* _Task brief_:
Among the lines of the listing below, retype exactly those from the one containing "Give me the" through the one containing "from matplotlib.path import Path", both included. Do not include pictures.

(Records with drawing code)
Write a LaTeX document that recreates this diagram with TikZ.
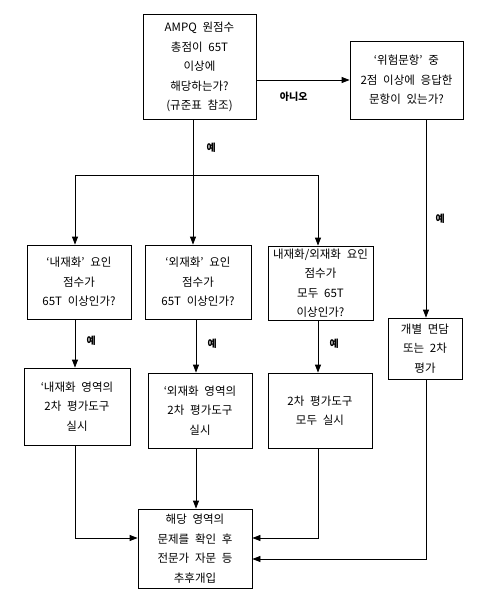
\documentclass[tikz,border=0pt]{standalone}
\usepackage{fontspec}
\setmainfont{Noto Sans CJK KR}
\usepackage{tikz}
\usetikzlibrary{arrows.meta}
\newcommand\widespace{\spaceskip 0.5em\relax}

\begin{document}
\begin{tikzpicture}[x=1pt, y=1pt, line width=0.8pt,
        box/.style={draw, align=center, inner sep=0pt, font={\fontsize{11.5}{19.5}\selectfont\widespace}},
        arr/.style={-{Triangle[length=8pt, width=6pt]}},
        yes/.style={font=\fontsize{10}{12}\selectfont\bfseries}]
    \useasboundingbox (0,0) rectangle (499,-600);

        \node[box, minimum width=113, minimum height=105] (total) at (199.5, -67) {AMPQ 원점수\\총점이 65T\\이상에\\해당하는가?\\(규준표 참조)};
        \node[box, minimum width=113, minimum height=78] (risk) at (406.5, -80) {‘위험문항’ 중\\2점 이상에 응답한\\문항이 있는가?};
        \node[box, minimum width=104, minimum height=74] (inner) at (79, -282) {‘내재화’ 요인\\점수가\\65T 이상인가?};
        \node[box, minimum width=106, minimum height=74] (outer) at (198, -282) {‘외재화’ 요인\\점수가\\65T 이상인가?};
        \node[box, minimum width=105, minimum height=74] (both) at (320.5, -283) {내재화/외재화 요인\\점수가\\모두 65T\\이상인가?};
        \node[box, minimum width=74, minimum height=61] (talk) at (425, -348.5) {개별 면담\\또는 2차\\평가};
        \node[box, minimum width=106, minimum height=77] (innertool) at (77, -406.5) {‘내재화 영역의\\2차 평가도구\\실시};
        \node[box, minimum width=104, minimum height=75] (outertool) at (200, -410.5) {‘외재화 영역의\\2차 평가도구\\실시};
        \node[box, minimum width=104, minimum height=75] (bothtool) at (320, -410.5) {2차 평가도구\\모두 실시};
        \node[box, minimum width=114, minimum height=79] (follow) at (195, -548.5) {해당 영역의\\문제를 확인 후\\전문가 자문 등\\추후개입};

        \coordinate (split) at (193, -175);
        \coordinate (splitL) at (75, -175);
        \coordinate (splitR) at (318, -175);
        \coordinate (joinL) at (75, -538);
        \coordinate (joinR) at (318, -538);
        \coordinate (joinD) at (426, -559);

        \draw[arr] (total.east |- 0,-80) -- (risk.west |- 0,-80) node[yes, pos=0.4, below=8pt] {아니오};
        \draw (total.south -| split) -- (split) node[yes, pos=0.5, right=10pt] {예};
        \draw (splitL) -- (splitR);
        \draw[arr] (splitL) -- (splitL |- inner.north);
        \draw[arr] (split) -- (split |- outer.north);
        \draw[arr] (splitR) -- (splitR |- both.north);
        \draw[arr] (risk.south -| joinD) -- (joinD |- talk.north) node[yes, pos=0.5, right=6pt] {예};

        \draw[arr] (inner.south -| joinL) -- (joinL |- innertool.north) node[yes, pos=0.45, right=8pt] {예};
        \draw[arr] (outer.south -| 196,0) -- (196,0 |- outertool.north) node[yes, pos=0.45, right=8pt] {예};
        \draw[arr] (both.south -| joinR) -- (joinR |- bothtool.north) node[yes, pos=0.45, right=8pt] {예};

        \draw[arr] (innertool.south -| joinL) -- (joinL) -- (joinL -| follow.west);
        \draw[arr] (outertool.south -| 196,0) -- (196,0 |- follow.north);
        \draw[arr] (bothtool.south -| joinR) -- (joinR) -- (joinR -| follow.east);
        \draw[arr] (talk.south -| joinD) -- (joinD) -- (joinD -| follow.east);
    \end{tikzpicture}
\end{document}
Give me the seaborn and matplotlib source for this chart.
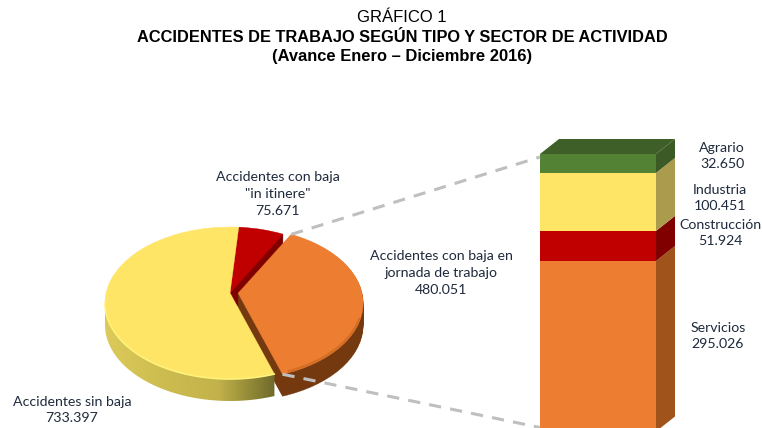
import numpy as np
import matplotlib
matplotlib.use("Agg")
import matplotlib.pyplot as plt
import seaborn as sns
from matplotlib.colors import LinearSegmentedColormap
from matplotlib.patches import ConnectionPatch, PathPatch
from matplotlib.path import Path

# Data
pie_labels = ['Accidentes sin baja', 'Accidentes con baja en\njornada de trabajo', 'Accidentes con baja\n"in itinere"']
pie_values = [733397, 480051, 75671]
pie_colors = ['#FFE566', '#ED7D31', '#C00000']

sector_names = ['Servicios', 'Construcción', 'Industria', 'Agrario']
sector_values = [295026, 51924, 100451, 32650]
sector_colors = ['#ED7D31', '#C00000', '#FFE566', '#548235']
sector_sides = ['#A0541C', '#800000', '#AB9B4D', '#3B5A25']

title_lines = ['GRÁFICO 1', 'ACCIDENTES DE TRABAJO SEGÚN TIPO Y SECTOR DE ACTIVIDAD', '(Avance Enero – Diciembre 2016)']

W, H = 762, 428
LABEL_FONT = 'Lato'
LABEL_COLOR = '#1F2A3C'


def fmt(v):
    return f"{v:,}".replace(",", ".")


def px_axes(fig, left, top, width, height):
    # axes placed in pixels, measured from the top left of the picture
    return fig.add_axes([left / W, 1 - (top + height) / H, width / W, height / H])


def tilted(wedge, lift):
    # moves the apex of a wedge upwards and leaves its rim in place (perspective)
    v = wedge.get_path().vertices.copy()
    r = np.hypot(*(v - wedge.center).T)
    v[:, 1] += lift * np.clip(1 - r, 0, 1)
    return Path(v, wedge.get_path().codes)


def shifted(path, dy):
    return Path(path.vertices + [0, dy], path.codes)


sns.set_theme(style='white')
fig = plt.figure(figsize=(W / 100, H / 100), dpi=100)

# ── Pie ───────────────────────────────────────────────────────────────────────
PIE_A, PIE_B = 125, 76          # radius in pixels, across and down
pie_ax = px_axes(fig, 230 - 2 * PIE_A, 303 - 2 * PIE_B, 4 * PIE_A, 4 * PIE_B)
start = 86
wedges, _ = pie_ax.pie(pie_values, colors=pie_colors, startangle=start,
                       explode=[0, 0.065, 0], wedgeprops={'linewidth': 0})
pie_ax.set_aspect('auto')
pie_ax.set_xlim(-2, 2)
pie_ax.set_ylim(-2, 2)
for w in wedges:
    w.set_visible(False)

lift = 10 / PIE_B
depth = 22 / PIE_B
faces = [tilted(w, lift) for w in wedges]

# sides of red and orange slices
for face, side in [(faces[2], '#800000'), (faces[1], '#75390F')]:
    for d in np.linspace(depth, 0.01, 24):
        pie_ax.add_patch(PathPatch(shifted(face, -d), fc=side, ec=side, lw=0.3, zorder=2))

# side of yellow slice, with its gradient
yellow_end = start + 360 * pie_values[0] / sum(pie_values)
th = np.radians(np.linspace(180, yellow_end, 120))
rim = np.column_stack([np.cos(th), np.sin(th)])
band = Path(np.vstack([rim, rim[::-1] - [0, depth], rim[:1]]))
side_cmap = LinearSegmentedColormap.from_list('side', ['#DCCB5A', '#CDBD50', '#C2B24A', '#6E6A2A'])
im = pie_ax.imshow(np.linspace(0, 1, 256)[None, :], cmap=side_cmap, aspect='auto', zorder=3,
                   extent=[-1, rim[:, 0].max(), -1.5, 0])
im.set_clip_path(band, transform=pie_ax.transData)
pie_ax.set_xlim(-2, 2)
pie_ax.set_ylim(-2, 2)

# top faces
for face, col, z in zip(faces, pie_colors, [5, 5, 4]):
    pie_ax.add_patch(PathPatch(face, fc=col, ec=col, lw=0.3, zorder=z))

# bevels along the rim
pie_ax.plot(rim[:, 0], rim[:, 1], color='#FFF27A', lw=1.2, zorder=6)
th2 = np.radians(np.linspace(-66, -12, 60))
pie_ax.plot(np.cos(th2) * 0.99 + wedges[1].center[0], np.sin(th2) * 0.98 + wedges[1].center[1],
            color='#D46E26', lw=1.6, zorder=6)

# ── Stacked column ────────────────────────────────────────────────────────────
total = sum(sector_values)
px_per_case = 277.5 / total
BAR_W, DX_PX, DY_PX = 116, 19, 15
bar_ax = px_axes(fig, 540, 154 - DY_PX, BAR_W + DX_PX, 277.5 + DY_PX)
bottom = 0
for val, col in zip(sector_values, sector_colors):
    sns.barplot(x=['Sector'], y=[val], bottom=bottom, color=col, saturation=1,
                width=0.8, linewidth=0, ax=bar_ax)
    bottom += val
dx = 0.8 * DX_PX / BAR_W
dy = DY_PX / px_per_case
bar_ax.set_xlim(-0.4, 0.4 + dx)
bar_ax.set_ylim(0, total + dy)
bar_ax.axis('off')

bottom = 0
for val, side in zip(sector_values, sector_sides):
    bar_ax.fill([0.4, 0.4 + dx, 0.4 + dx, 0.4],
                [bottom, bottom + dy, bottom + val + dy, bottom + val],
                color=side, lw=0, clip_on=False)
    bottom += val
bar_ax.fill([-0.4, 0.4, 0.4 + dx, -0.4 + dx], [total, total, total + dy, total + dy],
            color='#3E6028', lw=0, clip_on=False)

# ── Connectors ────────────────────────────────────────────────────────────────
orange_top = faces[1].vertices[np.argmax(faces[1].vertices[:, 1])]
orange_low = faces[1].vertices[np.argmin(faces[1].vertices[:, 1])]
for xy_a, xy_b in [(orange_top, (-0.4, total - 3 / px_per_case)), (orange_low, (-0.4, 4 / px_per_case))]:
    con = ConnectionPatch(xyA=xy_a, coordsA=pie_ax.transData, xyB=xy_b, coordsB=bar_ax.transData,
                          color='#BFBFBF', lw=2.2, linestyle=(0, (4, 3)), capstyle='butt', zorder=8)
    fig.add_artist(con)

# ── Text ──────────────────────────────────────────────────────────────────────
def label(x, y, s):
    fig.text(x / W, 1 - y / H, s, ha='center', va='center', fontsize=10.2, color=LABEL_COLOR,
             family=LABEL_FONT, linespacing=1.47)


for y, line, w, size in zip([18, 37, 57], title_lines, ['normal', 'bold', 'bold'], [12, 11.75, 11.9]):
    fig.text(402 / W, 1 - y / H, line, ha='center', va='center', fontsize=size, weight=w,
             family='Liberation Sans', color='black')

label(278, 194, f'{pie_labels[2]}\n{fmt(pie_values[2])}')
label(441, 273, f'{pie_labels[1]}\n{fmt(pie_values[1])}')
label(72, 410, f'{pie_labels[0]}\n{fmt(pie_values[0])}')
for name, val, x, y in zip(sector_names, sector_values, [718, 720, 720, 722], [336, 233, 198, 156]):
    label(x, y, f'{name}\n{fmt(val)}')

fig.savefig('out.png', dpi=100)
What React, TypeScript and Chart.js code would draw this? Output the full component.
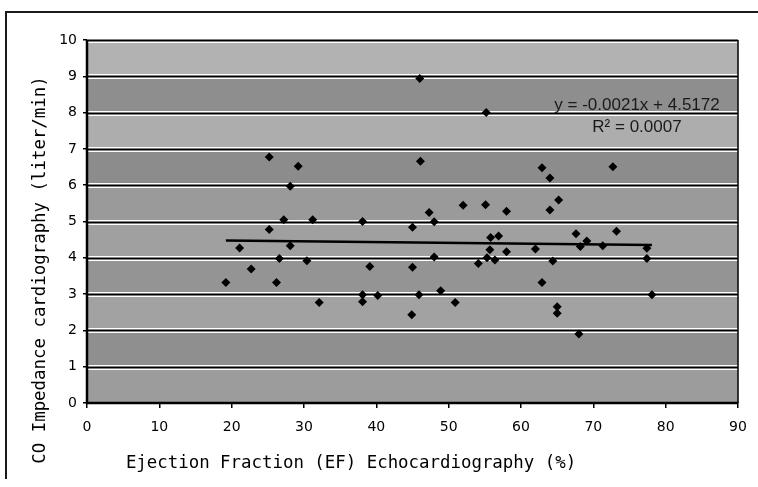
import React, { useEffect, useRef } from "react";
import { Chart, registerables } from "chart.js";

Chart.register(...registerables);

// Ejection fraction (%) of each patient
const efValues = [
  19.2, 21.1, 22.7, 25.2, 25.2, 26.2, 26.6, 27.2, 28.1, 28.1,
  29.2, 30.4, 31.2, 32.1, 38.1, 38.1, 38.1, 39.1, 40.2, 45.0,
  45.0, 44.9, 46.0, 46.1, 45.9, 47.3, 48.0, 48.0, 48.9, 50.9,
  52.0, 54.1, 55.3, 55.2, 55.1, 55.8, 55.7, 56.4, 56.9, 58.0,
  58.0, 62.0, 62.9, 62.9, 64.0, 64.0, 64.4, 65.2, 65.0, 65.0,
  67.6, 68.2, 68.0, 69.1, 71.3, 72.7, 73.2, 77.4, 77.4, 78.1,
];
// Cardiac output by impedance cardiography (liter/min)
const coValues = [
  3.32, 4.27, 3.69, 6.78, 4.78, 3.32, 3.98, 5.05, 5.97, 4.33,
  6.52, 3.92, 5.05, 2.77, 5.0, 2.98, 2.79, 3.76, 2.96, 4.84,
  3.74, 2.43, 8.94, 6.66, 2.98, 5.25, 4.02, 4.99, 3.09, 2.77,
  5.45, 3.84, 4.0, 8.0, 5.46, 4.56, 4.22, 3.94, 4.6, 5.28,
  4.17, 4.24, 6.48, 3.32, 6.2, 5.32, 3.91, 5.59, 2.65, 2.47,
  4.66, 4.31, 1.9, 4.46, 4.33, 6.51, 4.73, 4.26, 3.98, 2.98,
];

const xTicks = [0, 10, 20, 30, 40, 50, 60, 70, 80, 90];
const yTicks = [0, 1, 2, 3, 4, 5, 6, 7, 8, 9, 10];

const trendSlope = -0.0021;
const trendIntercept = 4.5172;
const equationLines = ["y = -0.0021x + 4.5172", "R\u00B2 = 0.0007"];

const xTitle = "Ejection Fraction (EF) Echocardiography (%)";
const yTitle = "CO Impedance cardiography (liter/min)";

const bandShades = [
  "#9c9c9c", "#8f8f8f", "#a2a2a2", "#949494", "#a0a0a0",
  "#9a9a9a", "#8c8c8c", "#adadad", "#8e8e8e", "#b2b2b2",
];

const decorPlugin = {
  id: "decor",
  beforeDraw(chart: any) {
    const { ctx, chartArea } = chart;
    const { left, right } = chartArea;
    const ys = chart.scales.y;
    ctx.save();
    ctx.fillStyle = "#ffffff";
    ctx.fillRect(0, 0, chart.width, chart.height);
    // outer frame
    ctx.strokeStyle = "#1a1a1a";
    ctx.lineWidth = 2;
    ctx.beginPath();
    ctx.moveTo(6, chart.height - 8);
    ctx.lineTo(6, 12);
    ctx.lineTo(chart.width, 12);
    ctx.stroke();
    // textured bands (approximated by shades)
    for (let i = 0; i < yTicks.length - 1; i++) {
      const y0 = ys.getPixelForValue(yTicks[i]);
      const y1 = ys.getPixelForValue(yTicks[i + 1]);
      ctx.fillStyle = bandShades[i % bandShades.length];
      ctx.fillRect(left, y1, right - left, y0 - y1);
    }
    ctx.restore();
  },
  beforeDatasetsDraw(chart: any) {
    const { ctx, chartArea } = chart;
    const { left, right, top, bottom } = chartArea;
    const ys = chart.scales.y;
    ctx.save();
    for (const v of yTicks) {
      if (v === yTicks[0]) continue;
      const py = Math.round(ys.getPixelForValue(v)) + 0.5;
      ctx.strokeStyle = "#ffffff";
      ctx.lineWidth = 5;
      ctx.beginPath();
      ctx.moveTo(left, py);
      ctx.lineTo(right, py);
      ctx.stroke();
      ctx.strokeStyle = "#000000";
      ctx.lineWidth = 2;
      ctx.beginPath();
      ctx.moveTo(left, py);
      ctx.lineTo(right, py);
      ctx.stroke();
    }
    // plot frame
    ctx.strokeStyle = "#000000";
    ctx.lineWidth = 1.5;
    ctx.beginPath();
    ctx.moveTo(right, top);
    ctx.lineTo(right, bottom);
    ctx.stroke();
    ctx.lineWidth = 2.5;
    ctx.beginPath();
    ctx.moveTo(left, top);
    ctx.lineTo(left, bottom);
    ctx.lineTo(right, bottom);
    ctx.stroke();
    ctx.restore();
  },
  afterDraw(chart: any) {
    const { ctx } = chart;
    ctx.save();
    ctx.fillStyle = "#000000";
    ctx.font = "17.4px 'DejaVu Sans Mono', monospace";
    ctx.textAlign = "center";
    ctx.textBaseline = "middle";
    ctx.fillText(xTitle, 351, 463);
    ctx.translate(40, 270);
    ctx.rotate(-Math.PI / 2);
    ctx.fillText(yTitle, 0, 0);
    ctx.restore();

    ctx.save();
    ctx.fillStyle = "#1a1a1a";
    ctx.font = "17px 'Liberation Sans', Arial, sans-serif";
    ctx.textAlign = "center";
    ctx.textBaseline = "middle";
    ctx.fillText(equationLines[0], 637, 105);
    ctx.fillText(equationLines[1], 637, 127);
    ctx.restore();
  },
};

export default function App() {
  const canvasRef = useRef<HTMLCanvasElement | null>(null);

  useEffect(() => {
    const canvas = canvasRef.current;
    if (!canvas) return;
    const points = efValues.map((x, i) => ({ x, y: coValues[i] }));
    const xMin = Math.min(...efValues);
    const xMax = Math.max(...efValues);
    const trend = [
      { x: xMin, y: trendSlope * xMin + trendIntercept },
      { x: xMax, y: trendSlope * xMax + trendIntercept },
    ];
    const tickFont = { family: "'DejaVu Sans', sans-serif", size: 14 };

    const chart = new Chart(canvas, {
      type: "scatter",
      data: {
        datasets: [
          {
            type: "line",
            data: trend,
            borderColor: "#000000",
            borderWidth: 2.5,
            pointRadius: 0,
            fill: false,
            order: 2,
          } as any,
          {
            data: points,
            pointStyle: "rectRot",
            pointRadius: 4.5,
            backgroundColor: "#000000",
            borderColor: "#000000",
            borderWidth: 0,
            order: 1,
          },
        ],
      },
      options: {
        animation: false,
        responsive: true,
        maintainAspectRatio: false,
        layout: { padding: { left: 0, top: 40, right: 20, bottom: 0 } },
        plugins: {
          legend: { display: false },
          tooltip: { enabled: false },
        },
        scales: {
          x: {
            type: "linear",
            min: xTicks[0],
            max: xTicks[xTicks.length - 1],
            afterBuildTicks: (s: any) => {
              s.ticks = xTicks.map((v) => ({ value: v }));
            },
            afterFit: (s: any) => {
              s.height = 84;
            },
            ticks: { color: "#000000", font: tickFont, padding: 11 },
            grid: {
              drawOnChartArea: false,
              drawTicks: true,
              tickLength: 5,
              color: "#000000",
              lineWidth: 1.5,
            },
            border: { display: true, color: "#000000", width: 2 },
          },
          y: {
            type: "linear",
            min: yTicks[0],
            max: yTicks[yTicks.length - 1],
            afterBuildTicks: (s: any) => {
              s.ticks = yTicks.map((v) => ({ value: v }));
            },
            afterFit: (s: any) => {
              s.width = 87;
            },
            ticks: { color: "#000000", font: tickFont, padding: 6 },
            grid: {
              drawOnChartArea: false,
              drawTicks: true,
              tickLength: 4,
              color: "#000000",
              lineWidth: 1.5,
            },
            border: { display: true, color: "#000000", width: 2 },
          },
        },
      },
      plugins: [decorPlugin],
    });
    return () => chart.destroy();
  }, []);

  return (
    <div style={{ position: "fixed", left: 0, top: 0, width: 758, height: 487 }}>
      <canvas ref={canvasRef} />
    </div>
  );
}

* _Task output_:
Give me the seaborn and matplotlib source for this chart.
import numpy as np
import matplotlib
matplotlib.use("Agg")
import matplotlib.pyplot as plt
import seaborn as sns
from matplotlib.colors import LinearSegmentedColormap
from matplotlib.patches import ConnectionPatch, PathPatch
from matplotlib.path import Path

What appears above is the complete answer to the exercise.